Records with drawing code
Start

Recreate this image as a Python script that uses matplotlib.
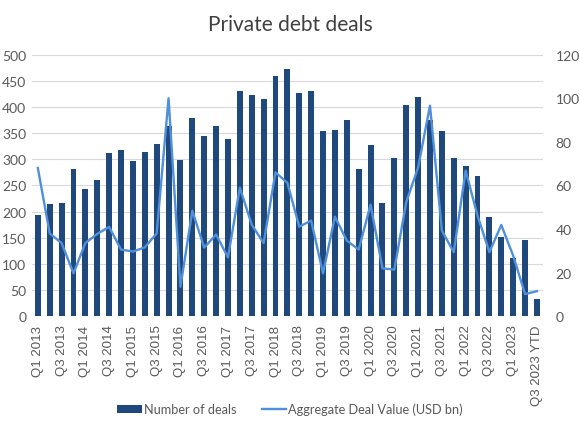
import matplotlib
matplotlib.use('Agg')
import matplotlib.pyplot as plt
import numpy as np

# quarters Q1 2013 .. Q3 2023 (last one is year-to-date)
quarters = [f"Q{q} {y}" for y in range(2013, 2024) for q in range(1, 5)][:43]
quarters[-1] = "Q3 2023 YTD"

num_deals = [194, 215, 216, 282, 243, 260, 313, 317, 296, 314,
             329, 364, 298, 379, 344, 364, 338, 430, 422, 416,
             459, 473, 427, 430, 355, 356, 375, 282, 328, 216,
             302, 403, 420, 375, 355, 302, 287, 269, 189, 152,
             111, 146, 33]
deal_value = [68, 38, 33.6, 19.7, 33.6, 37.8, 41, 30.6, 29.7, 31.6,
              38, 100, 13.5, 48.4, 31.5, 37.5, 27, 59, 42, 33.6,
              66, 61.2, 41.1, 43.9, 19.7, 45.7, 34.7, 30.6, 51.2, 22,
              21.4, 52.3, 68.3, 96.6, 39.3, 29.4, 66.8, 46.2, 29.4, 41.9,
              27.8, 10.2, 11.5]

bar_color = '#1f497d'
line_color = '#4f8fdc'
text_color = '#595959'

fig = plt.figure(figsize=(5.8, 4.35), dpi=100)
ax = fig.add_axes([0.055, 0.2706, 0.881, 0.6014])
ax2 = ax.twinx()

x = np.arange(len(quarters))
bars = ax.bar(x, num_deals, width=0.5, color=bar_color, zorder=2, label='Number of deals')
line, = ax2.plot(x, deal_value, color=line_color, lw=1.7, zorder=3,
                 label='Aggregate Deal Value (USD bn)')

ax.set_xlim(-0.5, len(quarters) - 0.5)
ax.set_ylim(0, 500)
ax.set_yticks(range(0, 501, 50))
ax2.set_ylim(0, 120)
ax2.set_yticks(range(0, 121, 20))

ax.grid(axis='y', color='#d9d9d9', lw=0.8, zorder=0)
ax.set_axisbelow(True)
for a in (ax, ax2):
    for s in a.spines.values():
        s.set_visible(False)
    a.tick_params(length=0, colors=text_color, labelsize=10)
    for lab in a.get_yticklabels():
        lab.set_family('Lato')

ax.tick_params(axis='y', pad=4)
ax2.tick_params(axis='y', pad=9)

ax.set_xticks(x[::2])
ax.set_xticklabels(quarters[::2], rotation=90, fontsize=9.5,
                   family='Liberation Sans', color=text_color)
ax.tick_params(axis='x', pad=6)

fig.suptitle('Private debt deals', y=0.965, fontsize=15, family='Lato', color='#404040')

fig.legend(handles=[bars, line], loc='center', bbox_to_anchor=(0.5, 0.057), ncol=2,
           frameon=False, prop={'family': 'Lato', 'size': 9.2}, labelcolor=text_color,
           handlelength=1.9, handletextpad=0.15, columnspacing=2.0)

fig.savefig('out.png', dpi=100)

End
Start

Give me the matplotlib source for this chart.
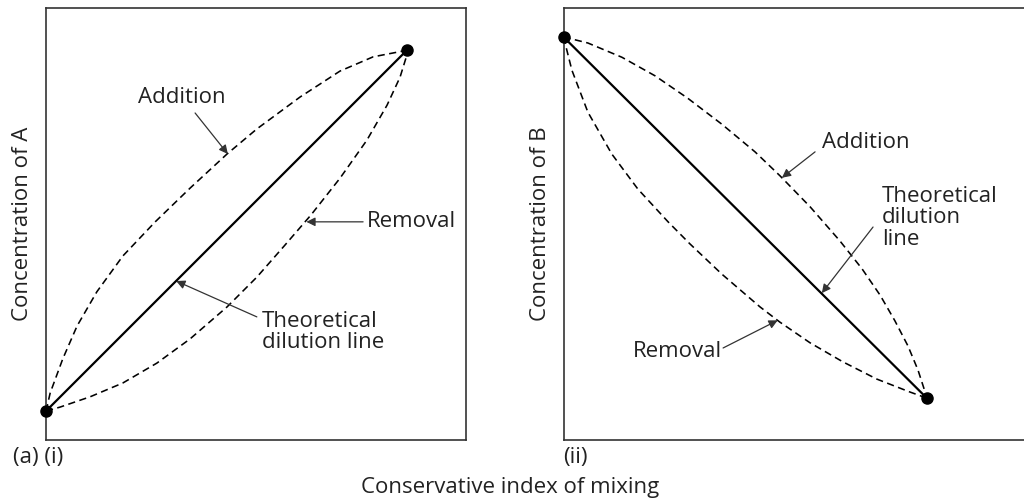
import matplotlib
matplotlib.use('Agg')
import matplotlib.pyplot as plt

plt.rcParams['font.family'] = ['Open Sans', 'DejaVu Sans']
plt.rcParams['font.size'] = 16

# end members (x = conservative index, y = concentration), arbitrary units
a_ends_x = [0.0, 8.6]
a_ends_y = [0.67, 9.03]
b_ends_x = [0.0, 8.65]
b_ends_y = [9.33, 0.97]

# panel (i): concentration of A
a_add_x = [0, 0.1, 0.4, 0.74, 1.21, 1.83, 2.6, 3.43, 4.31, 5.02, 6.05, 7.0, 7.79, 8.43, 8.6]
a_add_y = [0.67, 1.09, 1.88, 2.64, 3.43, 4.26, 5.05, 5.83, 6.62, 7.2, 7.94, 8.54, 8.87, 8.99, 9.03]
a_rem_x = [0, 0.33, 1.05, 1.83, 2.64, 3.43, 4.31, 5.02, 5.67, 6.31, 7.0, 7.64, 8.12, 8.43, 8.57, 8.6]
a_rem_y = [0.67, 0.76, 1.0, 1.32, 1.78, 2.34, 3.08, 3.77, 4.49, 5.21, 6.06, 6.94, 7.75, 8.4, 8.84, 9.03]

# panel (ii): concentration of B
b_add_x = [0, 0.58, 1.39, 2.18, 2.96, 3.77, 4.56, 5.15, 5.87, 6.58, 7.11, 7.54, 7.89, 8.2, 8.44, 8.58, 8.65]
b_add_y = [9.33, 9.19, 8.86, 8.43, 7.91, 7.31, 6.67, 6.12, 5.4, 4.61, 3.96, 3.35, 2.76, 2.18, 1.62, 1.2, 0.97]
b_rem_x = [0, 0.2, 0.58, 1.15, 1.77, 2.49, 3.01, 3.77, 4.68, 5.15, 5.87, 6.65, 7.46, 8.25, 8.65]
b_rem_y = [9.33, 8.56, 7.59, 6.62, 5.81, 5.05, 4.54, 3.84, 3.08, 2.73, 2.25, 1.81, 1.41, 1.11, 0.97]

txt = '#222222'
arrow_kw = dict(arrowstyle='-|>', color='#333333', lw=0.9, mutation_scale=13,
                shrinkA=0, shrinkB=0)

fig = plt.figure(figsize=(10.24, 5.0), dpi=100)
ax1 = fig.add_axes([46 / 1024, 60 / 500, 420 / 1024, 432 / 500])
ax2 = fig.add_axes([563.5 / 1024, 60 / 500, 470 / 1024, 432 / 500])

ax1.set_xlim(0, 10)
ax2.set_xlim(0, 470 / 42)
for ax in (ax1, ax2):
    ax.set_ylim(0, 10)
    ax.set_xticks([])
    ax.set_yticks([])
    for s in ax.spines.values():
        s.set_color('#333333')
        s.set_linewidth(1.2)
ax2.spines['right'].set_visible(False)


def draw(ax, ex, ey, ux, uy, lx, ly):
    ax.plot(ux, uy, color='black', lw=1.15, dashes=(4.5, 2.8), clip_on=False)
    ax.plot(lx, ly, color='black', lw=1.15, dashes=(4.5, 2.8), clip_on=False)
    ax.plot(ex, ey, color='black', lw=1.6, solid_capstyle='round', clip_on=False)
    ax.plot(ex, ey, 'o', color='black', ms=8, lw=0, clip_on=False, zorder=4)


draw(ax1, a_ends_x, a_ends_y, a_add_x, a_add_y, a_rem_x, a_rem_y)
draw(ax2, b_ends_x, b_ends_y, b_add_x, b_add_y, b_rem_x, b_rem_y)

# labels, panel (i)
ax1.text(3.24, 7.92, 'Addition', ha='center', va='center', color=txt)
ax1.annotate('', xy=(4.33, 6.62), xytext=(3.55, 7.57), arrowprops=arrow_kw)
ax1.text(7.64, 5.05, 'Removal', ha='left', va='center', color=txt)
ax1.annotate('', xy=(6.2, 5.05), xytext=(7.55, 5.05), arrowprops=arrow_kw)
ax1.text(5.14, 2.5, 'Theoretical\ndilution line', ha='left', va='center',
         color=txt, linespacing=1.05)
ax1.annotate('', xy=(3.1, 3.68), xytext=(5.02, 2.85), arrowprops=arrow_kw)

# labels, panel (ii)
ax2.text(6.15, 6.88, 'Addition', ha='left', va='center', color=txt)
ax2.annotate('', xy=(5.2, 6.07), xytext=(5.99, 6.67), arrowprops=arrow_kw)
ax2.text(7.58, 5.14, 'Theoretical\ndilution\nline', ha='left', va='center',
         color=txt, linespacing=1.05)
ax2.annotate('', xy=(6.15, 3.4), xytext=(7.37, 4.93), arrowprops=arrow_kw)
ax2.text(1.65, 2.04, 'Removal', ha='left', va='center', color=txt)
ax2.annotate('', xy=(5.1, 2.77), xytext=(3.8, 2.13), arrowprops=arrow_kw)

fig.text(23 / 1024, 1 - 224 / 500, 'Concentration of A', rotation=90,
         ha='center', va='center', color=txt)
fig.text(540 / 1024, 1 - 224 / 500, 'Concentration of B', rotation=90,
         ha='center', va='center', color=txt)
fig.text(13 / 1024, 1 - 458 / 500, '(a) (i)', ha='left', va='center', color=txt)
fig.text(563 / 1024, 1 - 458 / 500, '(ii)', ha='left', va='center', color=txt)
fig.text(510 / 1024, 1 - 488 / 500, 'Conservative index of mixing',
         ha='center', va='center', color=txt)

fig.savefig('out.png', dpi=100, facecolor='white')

End

● **REQUIREMENT**:
Only the lines between the line with "Recreate this image" and the line with "import numpy as np", inclusive, should be reproduced, exactly as written and without pictures.

● **FINAL RESULT**:
Recreate this image as a Python script that uses matplotlib.
import matplotlib
matplotlib.use('Agg')
import matplotlib.pyplot as plt
import numpy as np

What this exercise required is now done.